Our Privacy Policy, https://www.w3data.eu/legal/privacy-policy/, governs the processing of all personal data collected from you in connection with your purchase of products or services through the Site. Your data is, and at all times shall remain, your exclusive property. We will not use or disclose your data except as materially required to perform our services or as required by law.
If you wish to process personal data of third parties using our services, you remain the sole responsible party in terms of data protection law.
11. Assignment.
You will not assign any of your rights or delegate any of your obligations under these Terms and other contractual rights and obligations without our prior written consent. Any purported assignment or delegation in violation of section 5 of this Agreement is null and void. No assignment or delegation relieves you of any of your obligations under these Terms. A valid assignment and delegation needs to include the signature of the assignee/assignor and delegatee/delegator.
12. No Waivers.
The failure by us to enforce any right or provision of these Terms will not constitute a waiver of future enforcement of that right or provision. The waiver of any right or provision will be effective only if in writing and signed by a duly authorized representative of us.
13. No Third-Party Beneficiaries / No Extra-Contractual Relationships.
These Terms do not and are not intended to confer any rights or remedies upon any person other than you.
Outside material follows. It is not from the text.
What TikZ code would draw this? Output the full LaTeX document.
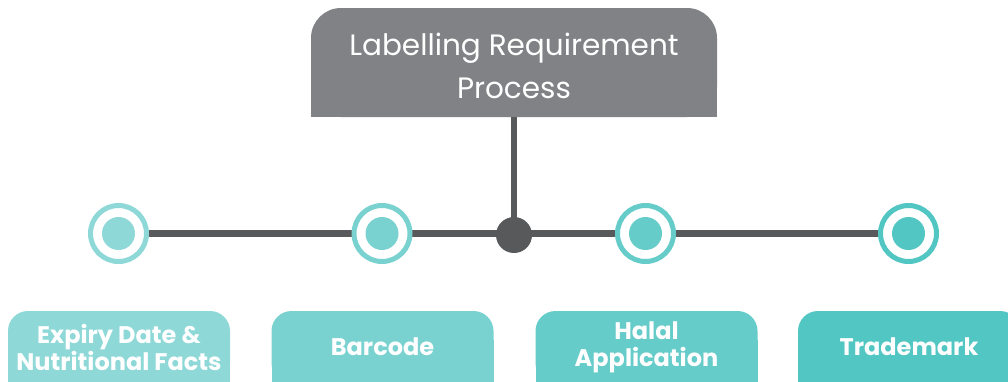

The parties shall be deemed as independent contractors and nothing in these Special Terms and Conditions is intended to or does create any type of joint venture, creditor – debtor, escrow, partnership, or any employer/employee or fiduciary or franchise relationship between you and us (or any of our affiliates).
14. Notices.
(a) To You. We may provide any notice to you under these Terms by: (i) sending a message to the email address you provide or (ii) by posting notices on the Site. Notices we send by email will be effective when we send the email, and notices we provide by posting them on the Site will be effective upon posting. It is your responsibility to keep your email address current. We assume no liability or responsibility for your failure to receive an email notification if such failure results from an inaccurate email address.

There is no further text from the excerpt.